Thursday, August 23, 2018

Interview: Andrew Bujalski on Support the Girls









The finely tuned bullshit detector that keeps writer-director Andrew Bujalski's ego in check, nudging him to sprinkle his conversations with self-deprecating demurrals and constant reminders of his own blind spots and vulnerabilities, is part of what makes him such an excellent chronicler of our inner lives and times. The New York Times's A.O. Scott called Bujalski's first feature, Funny Ha Ha, “one of the most influential films of the '00s.” Each of his subsequent films has been very different from the others—and from nearly every film imaginable. His work seems to exist outside genre and screenwriting dogmas, featuring characters who feel like people you'd encounter only in life, and plots so subtle they barely register as such.

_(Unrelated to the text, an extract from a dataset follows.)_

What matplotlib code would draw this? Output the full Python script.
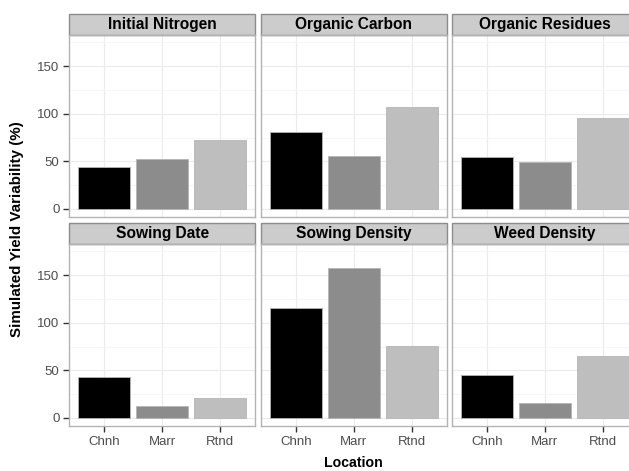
import numpy as np
import matplotlib
matplotlib.use("Agg")
import matplotlib.pyplot as plt
from matplotlib.patches import Rectangle

plt.rcParams['font.family'] = ['Liberation Sans', 'DejaVu Sans']

# data
locations = ['Chnh', 'Marr', 'Rtnd']
panels = ['Initial Nitrogen', 'Organic Carbon', 'Organic Residues',
          'Sowing Date', 'Sowing Density', 'Weed Density']
initial_nitrogen = [44.2, 52.9, 72.5]
organic_carbon = [81.3, 55.3, 107.3]
organic_residues = [54.7, 49.0, 95.3]
sowing_date = [43.0, 12.9, 21.0]
sowing_density = [115.0, 157.0, 75.1]
weed_density = [45.4, 15.3, 65.4]
values = [initial_nitrogen, organic_carbon, organic_residues,
          sowing_date, sowing_density, weed_density]
bar_colors = ['#000000', '#8c8c8c', '#bebebe']

W, H = 629, 471
fig = plt.figure(figsize=(W / 100, H / 100), dpi=100)

col_left = [69.3, 261.0, 452.0]
panel_w = 185.7
row_top = [35.0, 244.0]
panel_h = 182.0
strip_h = 21.0

x = np.arange(1, 4)
for i, name in enumerate(panels):
    r, c = divmod(i, 3)
    ax = fig.add_axes([col_left[c] / W, (H - row_top[r] - panel_h) / H,
                       panel_w / W, panel_h / H])
    ax.set_xlim(0.4, 3.6)
    ax.set_ylim(-8.4, 182.6)
    ax.set_yticks([0, 50, 100, 150])
    ax.set_yticks([25, 75, 125, 175], minor=True)
    ax.set_xticks(x)
    ax.grid(True, which='major', color='#ebebeb', lw=0.8)
    ax.grid(True, which='minor', axis='y', color='#f5f5f5', lw=0.6)
    ax.set_axisbelow(True)
    ax.bar(x, values[i], width=0.9, color=bar_colors,
           edgecolor='#b5b5b5', linewidth=0.6, zorder=3)
    for s in ax.spines.values():
        s.set_color('#b3b3b3')
        s.set_linewidth(1.0)
    ax.tick_params(which='minor', length=0)
    ax.tick_params(which='major', length=4, width=1, color='#333333',
                   labelsize=9.5, labelcolor='#4d4d4d', pad=3)
    if c == 0:
        ax.set_yticklabels(['0', '50', '100', '150'])
    else:
        ax.tick_params(axis='y', which='major', length=0, labelleft=False)
    if r == 1:
        ax.set_xticklabels(locations)
    else:
        ax.tick_params(axis='x', which='major', length=0, labelbottom=False)
    # facet strip
    ax.add_patch(Rectangle((0, 1), 1, strip_h / panel_h, transform=ax.transAxes,
                           facecolor='#cccccc', edgecolor='#8c8c8c', lw=1.0,
                           clip_on=False))
    ax.text(0.5, 1 + strip_h / panel_h / 2, name, transform=ax.transAxes,
            ha='center', va='center', fontsize=11.2, fontweight='bold')

fig.text(col_left[1] / W + panel_w / W / 2, 1 - 467 / H, 'Location',
         ha='center', va='baseline', fontsize=10.2, fontweight='bold')
fig.text(17 / W, 1 - 229 / H, 'Simulated Yield Variability (%)', rotation=90,
         ha='center', va='center', fontsize=10.9, fontweight='bold')

fig.savefig('out.png', dpi=100)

Bujalski's films also share a slyly comic humanism that finds both pathos and humor—often at once—in everything from the most banal of conversation to the profoundest of emotions. His latest, Support the Girls, is about a Hooters-like sports bar called Double Whammies and the women who work there. And at the center of the film is Regina Hall as Lisa, the harried, insanely competent, and warmly caring manager who protects and defends the waitresses whose prominently showcased breasts are the sports bar's main attraction by making sure it lives up to its promise of being “a family place.” I talked to Bujalski about what places like Double Whammies tell us about American culture, finding the essence of the film in the editing room, and filmmaking as a balancing act between order and chaos.
This is a very female story, from the setting to the way it centers female solidarity to the classically female dilemma that Lisa is grappling with. She has so much responsibility and so little power on the job, and she takes care of everyone else so much better than she takes care of herself, both at work at in her personal life. What is it about those issues that drew you in?
It's hard to account for one's own interests and enthusiasms, obsessions, whatever they are. I was just trying to listen to the characters and be true to who I thought they were. I guess the last two movies that I've made—they have women characters that I love, but there's a lot of male energy in them, so I'm sure some part of me thought it would be great to do something with a lot of female actors and energy. But that was one idea among many.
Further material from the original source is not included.